I knew he was talking about me, and it wasn’t some misplaced vanity. I felt his gaze, hot and electric. It stroked me like I stroked the flowers, like I was something to be treasured. That fuzzy warmth in my stomach wasn’t hunger, or at least, it wasn’t hunger for food. I hungered for love. To have something real.  It was so overwhelming, so pathetic, that I cordoned off my heart. Turned the ice on full blast. It was easy because I wasn’t looking him in the eye.

“Stop looking at me like that,” I snapped.

“Like what?” he teased.

“Like you like me,” I said tersely. The moment I locked my eyes on him, my defenses melted like an ice cream cone in July. Sweet. Sticky. Messy. I scrambled to hide just how happy I was to see him. “What are you doing here anyway? If I didn’t know any better, I’d say you were stalking me. Again.”

His smile twitched, and I almost said ‘eff it and had the appropriate reaction to someone visiting you in the hospital...gratitude.

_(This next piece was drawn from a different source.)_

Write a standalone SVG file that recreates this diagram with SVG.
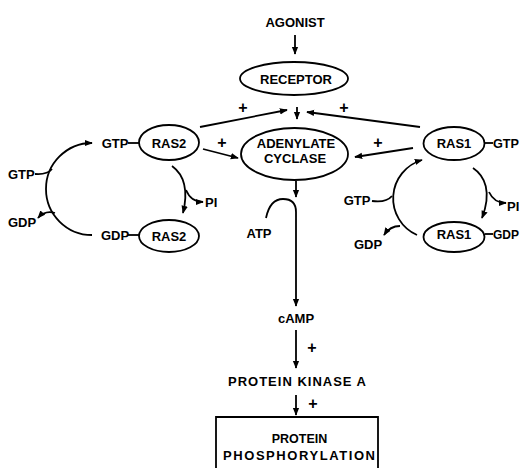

“Why won’t you let me be nice to you?” he said softly.

I put aside the flowers, tilting my nose in the air. “Because people aren’t nice to me unless they want something.” Well, except Leila. I knew she cared because any other publicist would have cut ties with a runaway train before they were smashed like a pancake. But any weakness in my logic would give him an in. “So, what do you want, Liam?”

“I want to hear you say you’re not okay.”

Confusion and surprise raced over me as I stared at him. “What?”

“Well, most people would awkwardly say they came here to see if you were okay.” He scratched the stubble on his chin. I generally liked my guys clean shaven, but there was something sexy about the shadow. It was comfortable and easy, like pulling on my fleece leggings in the winter. Or curling up with my Kindle and a cup of hot tea. Being around him felt real. No pretenses, no ulterior motives. It felt effortless.

“This is the second time in two months that you’ve been rushed to the ER,” he continued. “You look like you’re coming down from one hell of a bender. You’re not okay...and the first step to being okay is admitting that.”

“What do you know about it?” I said brusquely.

“My best friend overdosed to the point that there was nothing left to save.” Liam raked his hand through his dark hair, pain creasing the lines around his eyes. “He’s still breathing, but he died a long time ago. I don’t want that to happen to you.”

I tugged at my stringy brown hair, not sure what to say. Guilt simmered in my chest. I doubted my mother cared other than what its impact on my career would be, but there was Dad and Jenna. Leila. My fans. Every time I took a handful of pills, dying for an escape, they were the ones that had to pick up the pieces. I stopped avoiding his gaze. “I’m sorry about your friend.”